After turning Datapoint Discovery for a specific data store, you can adjust how often Transcend runs this plugin to scan for datapoints. Navigate to the specific data store from Infrastructure > Integrations, and then change the frequency inputs and start time under Configuration, for the plugins.

Note: volumes scanned here are counted towards usage credits. If you are looking for your current scan volume, remaining allocation or want to adjust your plan, check with your Transcend account manager.

From here, clicking on “View Datapoints” will take you back into Data Mapping > Content Classification to a filtered view of the specific datapoints discovered from this data silo.

Transcend leverages machine learning techniques to quickly determine exactly where each and every personal datapoint lives within your individual data silo. With Content Classification, Transcend eliminates the need to derive queries for an internal database and maintain them through inevitable database schema changes.

We do this by prompting you to answer a series of simple questions related to the database's content.
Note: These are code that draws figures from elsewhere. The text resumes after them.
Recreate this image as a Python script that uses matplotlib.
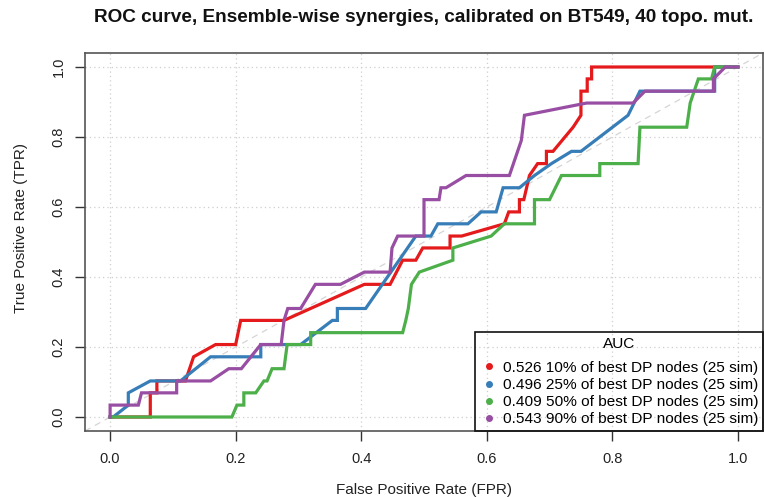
import matplotlib
matplotlib.use("Agg")
import matplotlib.pyplot as plt
from matplotlib.lines import Line2D

plt.rcParams['font.family'] = ['Liberation Sans', 'DejaVu Sans']

# ROC curves (FPR, TPR) for each ensemble selection
red_fpr = [0.0, 0.064, 0.064, 0.0745, 0.0745, 0.12, 0.133, 0.168, 0.2, 0.208, 0.277, 0.405, 0.446,
           0.466, 0.487, 0.498, 0.5415, 0.5415, 0.56, 0.628, 0.635, 0.652, 0.652, 0.659, 0.668,
           0.681, 0.695, 0.695, 0.7055, 0.7375, 0.75, 0.75, 0.76, 0.76, 0.767, 0.767, 1.0]
red_tpr = [0.0, 0.0, 0.069, 0.069, 0.103, 0.103, 0.172, 0.207, 0.207, 0.276, 0.276, 0.379, 0.379,
           0.448, 0.448, 0.483, 0.483, 0.517, 0.517, 0.552, 0.586, 0.586, 0.621, 0.621, 0.69,
           0.724, 0.724, 0.759, 0.759, 0.828, 0.862, 0.931, 0.931, 0.966, 0.966, 1.0, 1.0]

blue_fpr = [0.0, 0.005, 0.029, 0.029, 0.064, 0.112, 0.16, 0.24, 0.24, 0.3035, 0.354, 0.362, 0.362,
            0.407, 0.487, 0.511, 0.522, 0.57, 0.591, 0.615, 0.626, 0.652, 0.676, 0.703, 0.735,
            0.75, 0.825, 0.844, 0.963, 0.963, 1.0]
blue_tpr = [0.0, 0.0, 0.034, 0.069, 0.103, 0.103, 0.172, 0.172, 0.207, 0.207, 0.276, 0.276, 0.31,
            0.31, 0.517, 0.517, 0.552, 0.552, 0.586, 0.586, 0.655, 0.655, 0.69, 0.724, 0.759,
            0.759, 0.862, 0.931, 0.931, 1.0, 1.0]

green_fpr = [0.0, 0.194, 0.202, 0.213, 0.213, 0.232, 0.245, 0.25, 0.258, 0.277, 0.282, 0.3195,
             0.3195, 0.466, 0.471, 0.475, 0.48, 0.4925, 0.546, 0.546, 0.607, 0.628, 0.676, 0.676,
             0.7, 0.719, 0.78, 0.78, 0.841, 0.844, 0.9185, 0.924, 0.937, 0.958, 0.963, 1.0]
green_tpr = [0.0, 0.0, 0.034, 0.034, 0.069, 0.069, 0.103, 0.103, 0.138, 0.138, 0.207, 0.207,
             0.241, 0.241, 0.276, 0.31, 0.379, 0.414, 0.448, 0.483, 0.517, 0.552, 0.552, 0.621,
             0.621, 0.69, 0.69, 0.724, 0.724, 0.828, 0.828, 0.897, 0.966, 0.966, 1.0, 1.0]

purple_fpr = [0.0, 0.0, 0.045, 0.05, 0.106, 0.106, 0.16, 0.189, 0.209, 0.24, 0.2725, 0.277, 0.283,
              0.3035, 0.327, 0.367, 0.405, 0.446, 0.449, 0.458, 0.5, 0.5, 0.524, 0.527, 0.535,
              0.567, 0.636, 0.655, 0.66, 0.759, 0.833, 0.852, 0.961, 0.961, 0.98, 1.0]
purple_tpr = [0.0, 0.034, 0.034, 0.069, 0.069, 0.103, 0.103, 0.138, 0.138, 0.207, 0.207, 0.276,
              0.31, 0.31, 0.379, 0.379, 0.414, 0.414, 0.483, 0.517, 0.517, 0.621, 0.621, 0.655,
              0.655, 0.69, 0.69, 0.79, 0.862, 0.897, 0.897, 0.931, 0.931, 0.966, 1.0, 1.0]

auc_values = ["0.526", "0.496", "0.409", "0.543"]
series_names = ["10% of best DP nodes (25 sim)", "25% of best DP nodes (25 sim)",
                "50% of best DP nodes (25 sim)", "90% of best DP nodes (25 sim)"]
colors = ["#E41A1C", "#377EB8", "#4DAF4A", "#984EA3"]
ticks = [0.0, 0.2, 0.4, 0.6, 0.8, 1.0]
tick_labels = ["0.0", "0.2", "0.4", "0.6", "0.8", "1.0"]

W, H = 764, 497
fig = plt.figure(figsize=(W / 100, H / 100), dpi=100)
left, right, top, bottom = 85, 763, 53, 431
ax = fig.add_axes([left / W, 1 - bottom / H, (right - left) / W, (bottom - top) / H])
ax.set_xlim(-0.04, 1.04)
ax.set_ylim(-0.04, 1.04)

# grid and reference diagonal
for t in ticks:
    ax.axvline(t, color="#cfcfcf", lw=0.9, ls=(0, (1, 2.5)), zorder=0)
    ax.axhline(t, color="#cfcfcf", lw=0.9, ls=(0, (1, 2.5)), zorder=0)
ax.plot([-0.04, 1.04], [-0.04, 1.04], color="#d5d5d5", lw=0.9, ls=(0, (5, 4)), zorder=1)

curves = [(red_fpr, red_tpr), (blue_fpr, blue_tpr), (green_fpr, green_tpr), (purple_fpr, purple_tpr)]
for (fx, ty), c in zip(curves, colors):
    ax.plot(fx, ty, color=c, lw=2.3, solid_joinstyle="miter", zorder=3)

ax.set_xticks(ticks)
ax.set_xticklabels(tick_labels)
ax.set_yticks(ticks)
ax.set_yticklabels(tick_labels, rotation=90, va="center")
ax.tick_params(axis="both", direction="out", length=7, width=1, color="#333333",
               labelsize=10.5, labelcolor="#222222")
ax.tick_params(axis="x", pad=8)
ax.tick_params(axis="y", pad=7)
for s in ax.spines.values():
    s.set_color("#555555")
    s.set_linewidth(1.2)

fig.text(424 / W, 1 - 18 / H, "ROC curve, Ensemble-wise synergies, calibrated on BT549, 40 topo. mut.",
         ha="center", va="center", fontsize=13.7, fontweight="bold", color="#111111")
fig.text(424 / W, 1 - 490 / H, "False Positive Rate (FPR)", ha="center", va="center",
         fontsize=11, color="#222222")
fig.text(21 / W, 1 - 228 / H, "True Positive Rate (TPR)", ha="center", va="center",
         rotation=90, fontsize=11, color="#222222")

handles = [Line2D([], [], ls="none", marker="o", markersize=4, color=c) for c in colors]
labels = [f"{a} {n}" for a, n in zip(auc_values, series_names)]
leg = ax.legend(handles, labels, title="AUC", loc="lower right", bbox_to_anchor=(1, 0),
                borderaxespad=0, fontsize=11.1, title_fontsize=11.1, frameon=True,
                fancybox=False, handlelength=1.23, handletextpad=0.3, labelspacing=0.21,
                borderpad=0.3, framealpha=1)
leg._legend_box.sep = 7
leg.get_frame().set_edgecolor("#111111")
leg.get_frame().set_facecolor("none")
leg.get_frame().set_linewidth(1.2)

fig.savefig("out.png", dpi=100)
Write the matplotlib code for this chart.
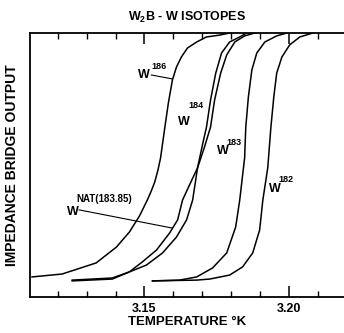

This trains our classifier and allows us to quickly learn your database schema and reliably detect the tables and rows that contain personal data.

From Data Mapping > Content Classification, navigate to a specific data silo, then click on the “Train” tab. Answer our prompted question, “Do these columns match the SUBCATEGORY|CATEGORY category?” by either:

  • Confirming individual columns with a check
  • Marking them inaccurate with an “X”
  • Selecting “?” if you are unsure

Once you have assessed each column, you can click the “Confirm Selections” button above. If you aren’t sure, you can click “Skip Category” to move onto the next training prompt.

As you answer these questions, Transcend will improve our classifier for the various data categories in your data silos.

Hover to the right of each column to see the reverse arrow and the breadcrumbs to that section of your data schema. For instance, here we see that the “Name” column comes from Transcend’s Redshift instance > the transcend_bi folder > account table.

The breadcrumbs you saw earlier can be traced through the “Browse” tab for each individual data silo. Here you can select the main folder and subfolders all the way down to a specific table.

The “Datapoints” tab lists out all datapoints in this data silo alongside their respective Data Category. This includes completed categories, those still in progress under the “Train” tab, and Unspecified categories. You can add notes and more information by clicking in the Description field and editing directly in line.

If you are still in the process of training Transcend on this data silo, you will see potential classification categories for each column alongside our confidence score for each category. We also include sample data below each column for you to reference.

Hover over each column to directly delete, add and edit categories. This will bypass the need for you to train Transcend on that specific table column.

Select “Filter” in the top right to filter datapoints by Data Category, Purpose of Processing or classification status.